West Texas Intermediate oil dropped 2.7 percent after falling 4.6 percent last week. The number of oil rigs in the U.S. fell by 37 to 1,019 last week, data from Baker Hughes Inc. showed Friday. It was the smallest cut in seven weeks. Prices pared losses after Nigeria’s oil minister was reported by the Financial Times to have said that OPEC members have discussed holding an emergency meeting.
Rising supply is contributing to a global surplus that drove crude down by almost half in 2014. OPEC has signaled that it’s prepared to let prices fall to a level that would force surging U.S. output to slow. American crude inventories and production expanded to the highest level in more than three decades, government data showed last week.
“The market is getting hammered again,” John Kilduff, a partner at Again Capital LLC, a New York-based hedge fund that focuses on energy, said by phone. “We’re going to continue to see substantial supply builds. The price is about to come under additional downward pressure because of supply and demand.”

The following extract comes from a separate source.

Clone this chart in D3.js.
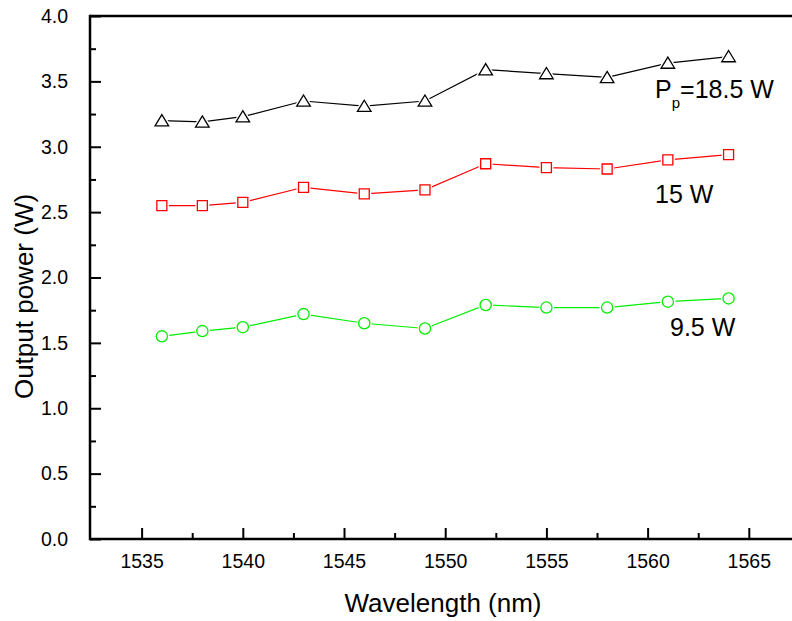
<!DOCTYPE html>
<html>
<head>
<meta charset="utf-8">
<script src="https://cdn.jsdelivr.net/npm/d3@7"></script>
<style>
  body { margin: 0; background: #fff; }
  svg { display: block; font-family: Arial, "Liberation Sans", sans-serif; }
</style>
</head>
<body>
<svg id="chart" width="792" height="621"></svg>
<script>
const wavelengths = [1536, 1538, 1540, 1543, 1546, 1549, 1552, 1555, 1558, 1561, 1564];
const power185 = [3.20, 3.19, 3.23, 3.35, 3.31, 3.35, 3.59, 3.56, 3.53, 3.64, 3.69];
const power15  = [2.55, 2.55, 2.575, 2.69, 2.64, 2.67, 2.87, 2.84, 2.83, 2.90, 2.94];
const power95  = [1.55, 1.59, 1.62, 1.72, 1.65, 1.61, 1.79, 1.77, 1.77, 1.815, 1.84];
const xMajorTicks = [1535, 1540, 1545, 1550, 1555, 1560, 1565];
const xMinorTicks = [1537.5, 1542.5, 1547.5, 1552.5, 1557.5, 1562.5];
const yMajorTicks = [0, 0.5, 1.0, 1.5, 2.0, 2.5, 3.0, 3.5, 4.0];
const yMinorTicks = [0.25, 0.75, 1.25, 1.75, 2.25, 2.75, 3.25, 3.75];
const seriesNames = ["18.5 W", "15 W", "9.5 W"];

const svg = d3.select("#chart");
const mLeft = 90, mTop = 16, mBottom = 539;
const x = d3.scaleLinear().domain([1532.45, 1567.5]).range([mLeft, mLeft + 35.05 * 20.24]);
const y = d3.scaleLinear().domain([0, 4]).range([mBottom, mTop]);

// axes
const axisW = 2.5;
const gx = svg.append("g").attr("transform", `translate(0,${mBottom})`);
gx.call(d3.axisBottom(x).tickValues(xMajorTicks).tickSize(-11).tickPadding(20).tickFormat(d3.format("d")));
gx.append("g").call(d3.axisBottom(x).tickValues(xMinorTicks).tickSize(-6).tickFormat(""));
const gy = svg.append("g").attr("transform", `translate(${mLeft},0)`);
gy.call(d3.axisLeft(y).tickValues(yMajorTicks).tickSize(-11).tickPadding(22).tickFormat(d3.format(".1f")));
gy.append("g").call(d3.axisLeft(y).tickValues(yMinorTicks).tickSize(-6).tickFormat(""));
svg.selectAll(".domain").remove();
svg.selectAll(".tick line").attr("stroke", "#000").attr("stroke-width", 2);
svg.selectAll(".tick text").attr("fill", "#000").attr("font-size", 19.5);
gx.selectAll(".tick text").attr("dy", "0.71em").attr("y", 15.5);

// frame lines
svg.append("line").attr("x1", mLeft).attr("x2", 792).attr("y1", mBottom).attr("y2", mBottom)
  .attr("stroke", "#000").attr("stroke-width", axisW);
svg.append("line").attr("x1", mLeft).attr("x2", 792).attr("y1", mTop).attr("y2", mTop)
  .attr("stroke", "#000").attr("stroke-width", axisW);
svg.append("line").attr("x1", mLeft).attr("x2", mLeft).attr("y1", mTop - axisW/2).attr("y2", mBottom + axisW/2)
  .attr("stroke", "#000").attr("stroke-width", axisW);

// titles
svg.append("text").attr("x", 443).attr("y", 612).attr("text-anchor", "middle")
  .attr("font-size", 26).text("Wavelength (nm)");
svg.append("text").attr("transform", "translate(33,296.5) rotate(-90)").attr("text-anchor", "middle")
  .attr("font-size", 26).text("Output power (W)");

// series
const series = [
  {name: seriesNames[0], vals: power185, color: "#000000", shape: "tri"},
  {name: seriesNames[1], vals: power15, color: "#ff0000", shape: "sq"},
  {name: seriesNames[2], vals: power95, color: "#00ee00", shape: "circ"}
];
const line = d3.line().x(d => x(d[0])).y(d => y(d[1]));
function markerPath(shape) {
  if (shape === "tri") return "M0,-6L6.8,5.2L-6.8,5.2Z";
  if (shape === "sq") return "M-5,-5H5V5H-5Z";
  const p = d3.path(); p.arc(0, 0, 5.6, 0, 2 * Math.PI); p.closePath(); return p.toString();
}
series.forEach(s => {
  const pts = wavelengths.map((w, i) => [w, s.vals[i]]);
  const g = svg.append("g");
  g.append("path").attr("d", line(pts)).attr("fill", "none").attr("stroke", s.color).attr("stroke-width", 1.2);
  const mp = markerPath(s.shape);
  g.selectAll(".halo").data(pts).join("path").attr("class", "halo")
    .attr("d", mp).attr("transform", d => `translate(${x(d[0])},${y(d[1])})`)
    .attr("fill", "#fff").attr("stroke", "#fff").attr("stroke-width", 4);
  g.selectAll(".mk").data(pts).join("path").attr("class", "mk")
    .attr("d", mp).attr("transform", d => `translate(${x(d[0])},${y(d[1])})`)
    .attr("fill", "#fff").attr("stroke", s.color).attr("stroke-width", 1.3);
});

// annotations
const t1 = svg.append("text").attr("x", 655).attr("y", 98).attr("font-size", 25);
t1.append("tspan").text("P");
t1.append("tspan").attr("font-size", 15).attr("dy", 10).text("p");
t1.append("tspan").attr("dy", -10).text("=" + seriesNames[0]);
svg.append("text").attr("x", 655).attr("y", 203).attr("font-size", 25).text(seriesNames[1]);
svg.append("text").attr("x", 670).attr("y", 336).attr("font-size", 25).text(seriesNames[2]);
</script>
</body>
</html>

WTI for April delivery decreased $1.36 to $49.45 a barrel on the New York Mercantile Exchange. It was the lowest settlement since Feb. 11. The March contract expired on Friday after falling 82 cents to $50.34. The volume of all futures traded was 46 percent above the 100-day average at 3:07 p.m.
Brent for April settlement fell $1.32, or 2.2 percent, to end the session at $58.90 a barrel on the London-based ICE Futures Europe exchange. Volume was up 15 percent from the 100-day average The European benchmark crude closed at a $9.45 premium to WTI.
Nigerian Petroleum Minister Diezani Alison-Madueke said OPEC members have discussed calling an emergency meeting if crude continues to fall, according to an interview in the Financial Times.
“The Nigeria headline would explain the rebound,” Michael Lynch, president of Strategic Energy & Economic Research in Winchester, Massachusetts, said by phone. “I think reaction will be limited. We need to hear from a Gulf country before this is taken seriously, not Nigeria, Venezuela or Libya.”
Oil fields in eastern Libya resumed pumping to the port of Hariga after a pipeline was repaired, according to state-run National Oil Corp. The link running from the Mesla and Sarir fields to the port reopened Sunday, Mohamed Elharari, a National Oil spokesman, said by phone from Tripoli. Libya, reduced to OPEC’s smallest producer by turmoil, pumped 300,000 barrels a day in January, according to Bloomberg data.
“There is still an imbalance between supply and demand,” Jean Medecin, a London-based member of the investment committee at Carmignac Gestion SA, said in an interview on Bloomberg Television’s “On The Move” with Jonathan Ferro. “Probably in less than six months global storage capacity will be filled.”
U.S. crude supplies rose to 425.6 million in the week ended Feb. 13, the most in records compiled since 1982 by the Energy Information Administration. Stockpiles at Cushing, Oklahoma, delivery point for WTI traded in New York, climbed to 46.3 million, the highest since July 2013.
Refineries operated at 88.7 percent of their capacity in the seven days ended Feb. 13, down 1.3 percentage point from the prior week, EIA data shows. U.S. plants typically schedule work for late winter and early spring, when they move from maximizing distillate output to producing gasoline.
“We’re coming to a point before long where it will be hard to find a place to store some of this oil,” Bob Yawger, director of the futures division at Mizuho Securities USA Inc. in New York, said by phone. “We’re going into refinery maintenance season and there’s the strike.”
The U.S. United Steelworkers union plans to restart talks this week to resolve the nation’s largest oil workers’ strike since 1980, according to two people familiar with the talks. The union, representing workers at more than 200 refineries, fuel terminals, pipelines and chemical plants across the country, has rejected seven contract offers from Royal Dutch Shell Plc, which is bargaining on behalf of the refiners.
The strike, which started Feb. 1 at nine sites from California to Texas, has expanded to 12 refineries and 3 other facilities. A deal would end a strike at plants that account for almost 20 percent of the country’s refining capacity.
“The strike has the potential to further reduce crude demand,” Kilduff said. “This will help further build supply.”
Diesel jumped to the highest level in almost three months on speculation that refinery upsets will interrupt shipments as demand climbs because of cold weather in the northeastern U.S.
March ultra low sulfur diesel rose 10.61 cents, or 5 percent, to close at $2.2179, the highest settlement since Nov. 28. March closed 32.56 cents above the April contract, the biggest gap for the two nearby contracts in at least 29 years.
“There’s a squeeze taking place,” Yawger said, “There’s a super spike in the spread between the two front months.”
Gasoline futures for March delivery rose 0.55 cent, or 0.3 percent, to settle at $1.6462 a gallon.
Regular gasoline at U.S. pumps is rising after slipping to the lowest level since April 2009 last month. The average retail price advanced 0.8 cent to $2.302 a gallon Sunday, according to AAA, the nation’s biggest motoring group.